BEETHOVEN 200 YEARS AGO TODAY: Monday, June 23, 1823
Beethoven’s eye infection clears up significantly today, for at least a week, because in a letter to Archduke Rudolph written on July 1 he notes that it had gotten better 8 days earlier. Brandenburg Letter 1686.
Beethoven makes a note that he should send Karl a Kugelhupf breakfast cake [a yeasted ring cake with raisins], since he doesn’t get anything but a little croissant for breakfast at Blöchlinger’s. Also, Karl needs some clothes brushes. Finally, Beethoven makes a note of the subscription rate for the Wiener Zeitung as being 3 fl. 45 kr. C.M. for three months.

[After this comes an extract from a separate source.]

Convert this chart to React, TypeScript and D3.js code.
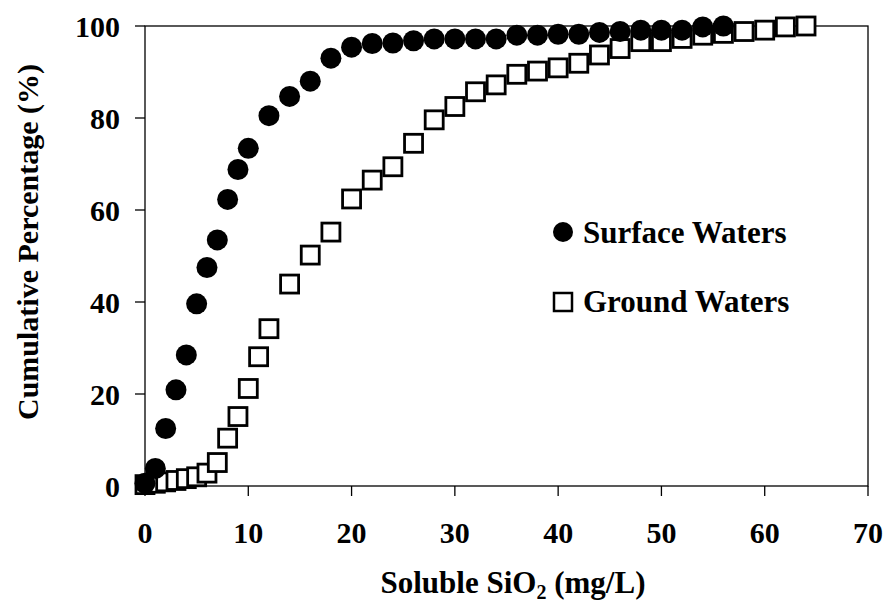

Conversation Book 34, 31v-31r.
Beethoven writes a lengthy undated letter in three parts to unpaid assistant Anton Schindler. Beethoven begins by warning Schindler not to take seriously the remarks made about the King of Prussia. Brother Johann also should not say anything.
The Variations op.120 were left behind, and he asks that Schindler give them to the housekeeper on one of her regular trips into the City. [This probably refers to the eight copies on fine paper that Diabelli had promised Beethoven; he appears to have received them but forgotten them at his apartment in the City on one of his regular trips in to conduct business, most likely yesterday.] Also he should forward the copies intended for London. Beethoven is losing patience with Schindler: “Don’t just act according to your own conceits, because everything is going wrong. You are acting like a blind executor, of which we unfortunately have plenty of examples.”

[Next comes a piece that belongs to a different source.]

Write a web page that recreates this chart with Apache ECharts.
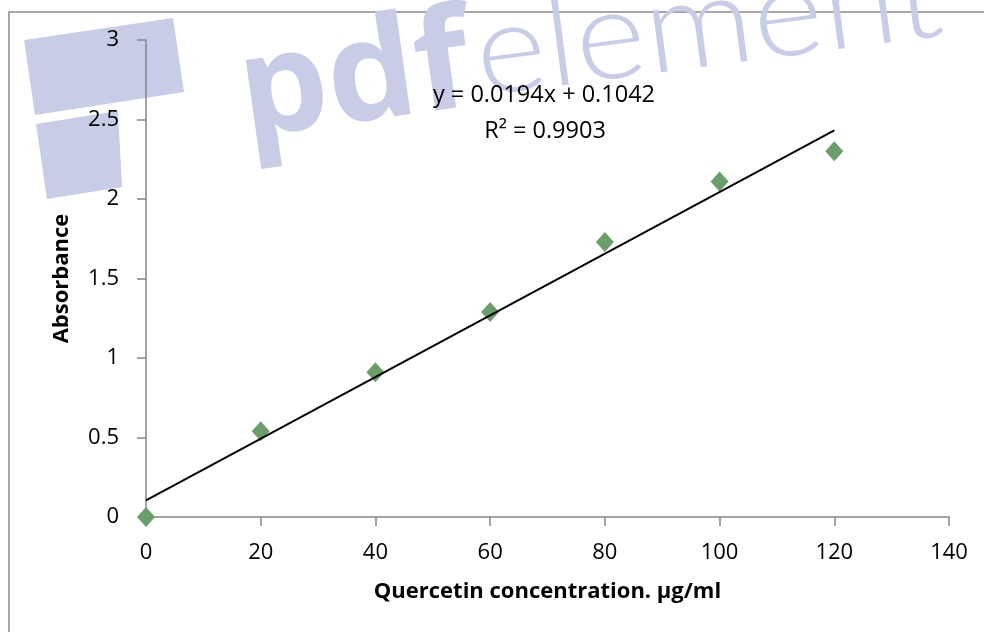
<!DOCTYPE html>
<html>
<head>
<meta charset="utf-8">
<script src="https://cdn.jsdelivr.net/npm/echarts@6/dist/echarts.min.js"></script>
<style>html,body{margin:0;padding:0;background:#fff}#c{width:984px;height:632px}</style>
</head>
<body>
<div id="c"></div>
<script>
// Data
const concentrations = [0, 20, 40, 60, 80, 100, 120];
const absorbance = [0, 0.54, 0.91, 1.29, 1.73, 2.11, 2.30];
const trendSlope = 0.0194;
const trendIntercept = 0.1042;
const rSquared = 0.9903;
const xTicks = [0, 20, 40, 60, 80, 100, 120, 140];
const yTicks = [0, 0.5, 1, 1.5, 2, 2.5, 3];
const xTitle = 'Quercetin concentration. µg/ml';
const yTitle = 'Absorbance';
const equationText = 'y = ' + trendSlope + 'x + ' + trendIntercept;
const r2Text = 'R² = ' + rSquared;

const scatterData = concentrations.map((x, i) => [x, absorbance[i]]);
const xFirst = concentrations[0], xLast = concentrations[concentrations.length - 1];
const trendData = [[xFirst, trendIntercept + trendSlope * xFirst], [xLast, trendIntercept + trendSlope * xLast]];

const FONT = '"Open Sans", sans-serif';
const WM = '#c8cce6';
const chart = echarts.init(document.getElementById('c'), null, {renderer: 'canvas'});
chart.setOption({
  animation: false,
  backgroundColor: '#fff',
  grid: {left: 146, right: 35, top: 40, bottom: 115},
  xAxis: {
    type: 'value', min: xTicks[0], max: xTicks[xTicks.length - 1], interval: 20,
    name: xTitle, nameLocation: 'middle', nameGap: 64,
    nameTextStyle: {fontFamily: FONT, fontWeight: 'bold', fontSize: 22, color: '#000'},
    axisLine: {lineStyle: {color: '#868686', width: 1.5}},
    axisTick: {show: true, length: 9, lineStyle: {color: '#868686', width: 1.5}},
    axisLabel: {fontFamily: FONT, fontSize: 22, color: '#000', margin: 25},
    splitLine: {show: false}
  },
  yAxis: {
    type: 'value', min: yTicks[0], max: yTicks[yTicks.length - 1], interval: 0.5,
    name: yTitle, nameLocation: 'middle', nameGap: 73, nameRotate: 90,
    nameTextStyle: {fontFamily: FONT, fontWeight: 'bold', fontSize: 22, color: '#000'},
    axisLine: {show: true, lineStyle: {color: '#868686', width: 1.5}},
    axisTick: {show: true, length: 9, lineStyle: {color: '#868686', width: 1.5}},
    axisLabel: {fontFamily: FONT, fontSize: 22, color: '#000', margin: 27},
    splitLine: {show: false}
  },
  graphic: [
    {type: 'rect', shape: {x: 9, y: 12, width: 1000, height: 700}, style: {fill: 'none', stroke: '#8a8a8a', lineWidth: 1.5}, z: -10},
    {type: 'polygon', shape: {points: [[24, 40], [173, 18], [184, 92], [35, 115]]}, style: {fill: WM}, z: -5},
    {type: 'polygon', shape: {points: [[36, 124], [118, 111], [122, 187], [47, 199]]}, style: {fill: WM}, z: -5},
    {type: 'text', x: 250, y: 167, rotation: 0.14, style: {text: 'pdf', fontFamily: '"Open Sans", sans-serif', fontWeight: 'bold', fontSize: 140, fill: WM, verticalAlign: 'bottom'}, z: -5},
    {type: 'text', x: 484, y: 118, rotation: 0.13, scaleX: 1.07, style: {text: 'element', fontFamily: 'Lato, sans-serif', fontWeight: 300, fontSize: 126, fill: WM, verticalAlign: 'bottom'}, z: -5},
    {type: 'text', x: 544, y: 95, style: {text: equationText, fontFamily: FONT, fontSize: 23.5, fill: '#000', align: 'center', verticalAlign: 'middle'}, z: 10},
    {type: 'text', x: 545, y: 131, style: {text: r2Text, fontFamily: FONT, fontSize: 23.5, fill: '#000', align: 'center', verticalAlign: 'middle'}, z: 10}
  ],
  series: [
    {
      type: 'scatter', data: scatterData, symbol: 'diamond', symbolSize: [18, 20],
      itemStyle: {color: '#6b9e6b', opacity: 1}, clip: false, z: 3
    },
    {
      type: 'line', data: trendData, symbol: 'none', lineStyle: {color: '#000', width: 2},
      silent: true, z: 4
    }
  ]
});
</script>
</body>
</html>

The second part asks about the diploma [for Beethoven’s admission into the Swedish Royal Academy of Music] and where it was put before it had to be sent to the Emperor for approval, and how long ago it was dispatched. “I’m asking you not to take a single step for yourself until you explain to me again about the miserable business with Prince Esterházy?” [Beethoven must have received the Prince’s refusal to subscribe to the Missa Solemnis, and can hardly believe it. Beethoven had considered giving the Prince a free copy in hopes of receiving a kapellmeister appointment, but was talked out of that by Schindler in favor of asking for the usual 50 ducats. And now Beethoven has neither from Esterházy, and seems to be blaming Schindler. A further eight lines of what appear to be ranting at Schindler are crossed out, probably by Schindler, so that they are mostly illegible.]

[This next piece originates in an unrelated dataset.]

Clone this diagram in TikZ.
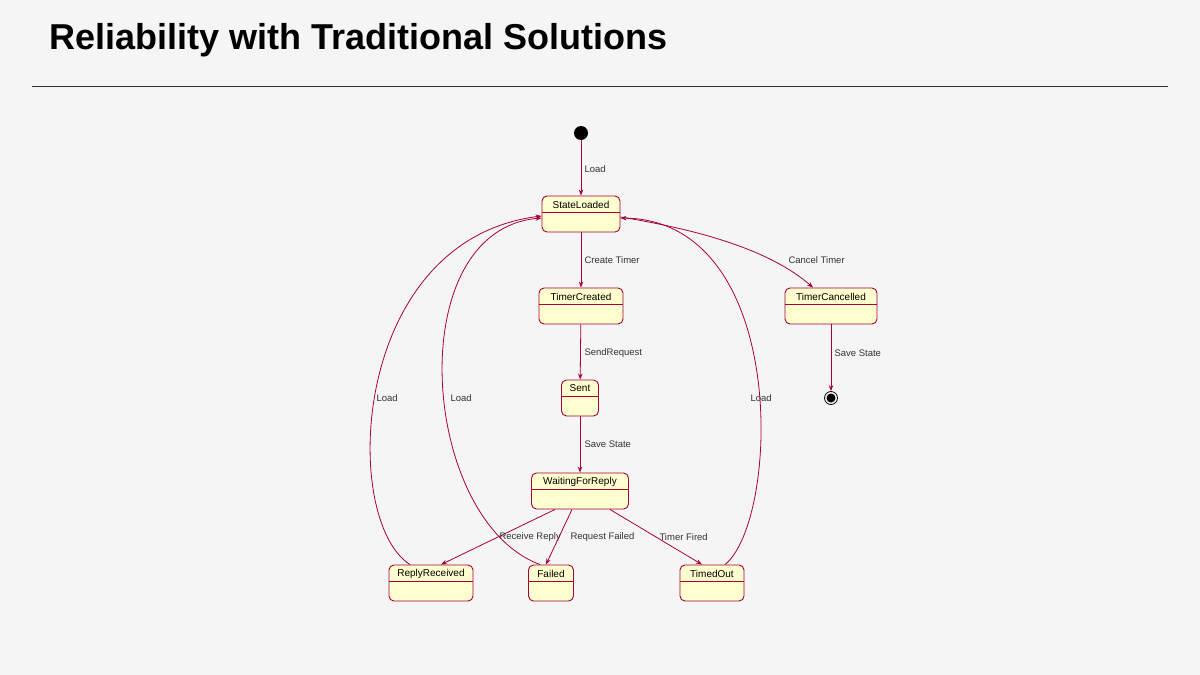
\documentclass[tikz,border=0pt]{standalone}
\usepackage{fontspec}
\setmainfont{Liberation Sans}
\usetikzlibrary{arrows.meta}
\definecolor{bd}{HTML}{A80036}
\definecolor{fl}{HTML}{FEFECE}
\begin{document}
\begin{tikzpicture}[x=1pt,y=-1pt,
 st/.style={draw=bd,fill=fl,rounded corners=5pt,line width=0.9pt,minimum height=36pt,inner sep=0pt},
 ed/.style={draw=bd,line width=0.8pt,-{Stealth[length=6pt,width=4.5pt]}},
 lb/.style={font=\fontsize{9.5}{10}\selectfont,text=black!80,anchor=west}]
\fill[black!4] (0,0) rectangle (1200,675);
\node[anchor=west,font=\bfseries\fontsize{36}{38}\selectfont] (title) at (46,40) {Reliability with Traditional Solutions};
\draw[black!80,line width=0.8pt] (32,86) -- (1168,86);
\fill[black] (581,133) circle (7);
\coordinate (init) at (581,140);
\node[st,minimum width=78pt] (sl) at (581,214) {};
\node[st,minimum width=84pt] (tc) at (581,306) {};
\node[st,minimum width=37pt] (se) at (580,398) {};
\node[st,minimum width=97pt] (wr) at (580,491) {};
\node[st,minimum width=92pt] (tx) at (831,306) {};
\node[st,minimum width=84pt] (rr) at (431,583) {};
\node[st,minimum width=45pt] (fa) at (551,583) {};
\node[st,minimum width=64pt] (to) at (712,583) {};
\foreach \n/\t in {sl/StateLoaded,tc/TimerCreated,se/Sent,wr/WaitingForReply,tx/TimerCancelled,rr/ReplyReceived,fa/Failed,to/TimedOut}{
 \draw[bd,line width=0.8pt] ([yshift=-17]\n.north west) -- ([yshift=-17]\n.north east);
 \node[font=\fontsize{10}{10}\selectfont] at ([yshift=-9]\n.north) {\t};}
\node[circle,draw=black,line width=0.8pt,minimum size=13pt,inner sep=0pt] (fin) at (831,398) {};
\fill (831,398) circle (4.5);
\draw[ed] (init) -- (sl.north);
\node[lb] (l1) at (581,169) {Load};
\draw[ed] (sl) -- (tc);
\node[lb] (l2) at (581,260) {Create Timer};
\draw[ed] (tc) -- (se);
\node[lb] (l3) at (581,353) {SendRequest};
\draw[ed] (se) -- (wr);
\node[lb] (l4) at (581,444) {Save State};
\draw[ed] (tx) -- (fin);
\node[lb] (l5) at (831,353) {Save State};
\draw[ed] ([yshift=-3]sl.east) .. controls (700,230) and (770,250) .. ([xshift=-18]tx.north);
\node[lb] (l6) at (785,260) {Cancel Timer};
\draw[ed] ([xshift=-25]wr.south) -- ([xshift=10]rr.north);
\node[lb] (l7) at (496,537) {Receive Reply};
\draw[ed] ([xshift=-8]wr.south) -- ([xshift=-5]fa.north);
\node[lb] (l8) at (567,537) {Request Failed};
\draw[ed] ([xshift=30]wr.south) -- ([xshift=-10]to.north);
\node[lb] (l9) at (656,537) {Timer Fired};
\draw[ed] ([xshift=-21]rr.north) .. controls (340,520) and (350,240) .. ([yshift=-2]sl.west);
\node[lb] (l10) at (373,398) {Load};
\draw[ed] ([xshift=-11]fa.north) .. controls (420,520) and (400,230) .. ([yshift=-4]sl.west);
\node[lb] (l11) at (447,398) {Load};
\draw[ed] ([xshift=13]to.north) .. controls (780,520) and (790,220) .. ([yshift=-4]sl.east);
\node[lb] (l12) at (747,398) {Load};
\end{tikzpicture}
\end{document}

In the final part, Beethoven says, “Inquire with the arch-lout Diabelli, when the re-engraved Sonata in C minor [op.111] from the French edition is to be completed, because I want to proofread and correct it. I have requested four copies of it for myself, one of which is to be printed on beautiful paper for the Cardinal [Archduke Rudolph]. Should he act in his usual loutish ways, I will come and personally sing him a bass aria in his shop so that it may resound both in his shop and on Graben.” [Diabelli’s shop was at Graben, Nr.1133. Schindler notes on the letter that Diabelli was unimpressed by this threat, and said that he would transcribe the bass aria, have it engraved and even pay him for it. Beethoven was more polite to Diabelli after that, according to the always unreliable Schindler.]
Brandenburg Letter 1685, Anderson Letter 1179. This three-page letter is held by the Berlin Staatsbibliothek (aut. 36,25). It seems likely that Beethoven, who had already corrected the proof once, wished to transfer his further corrections to the engraver’s example to be sent to London, which had already been completed. This results in further delays, such that the London copy does not depart until July. This added delay will have important consequences.
In today’s Wiener Zeitung at 578, Johann Cappi advertises for sale the last three piano sonatas of Beethoven, op.109, 110 and 111. Cappi also offers the second editions of piano arrangements of the Overtures to Beethoven’s Coriolan and Egmont. These arrangements were neither arranged by, nor approved by, the composer.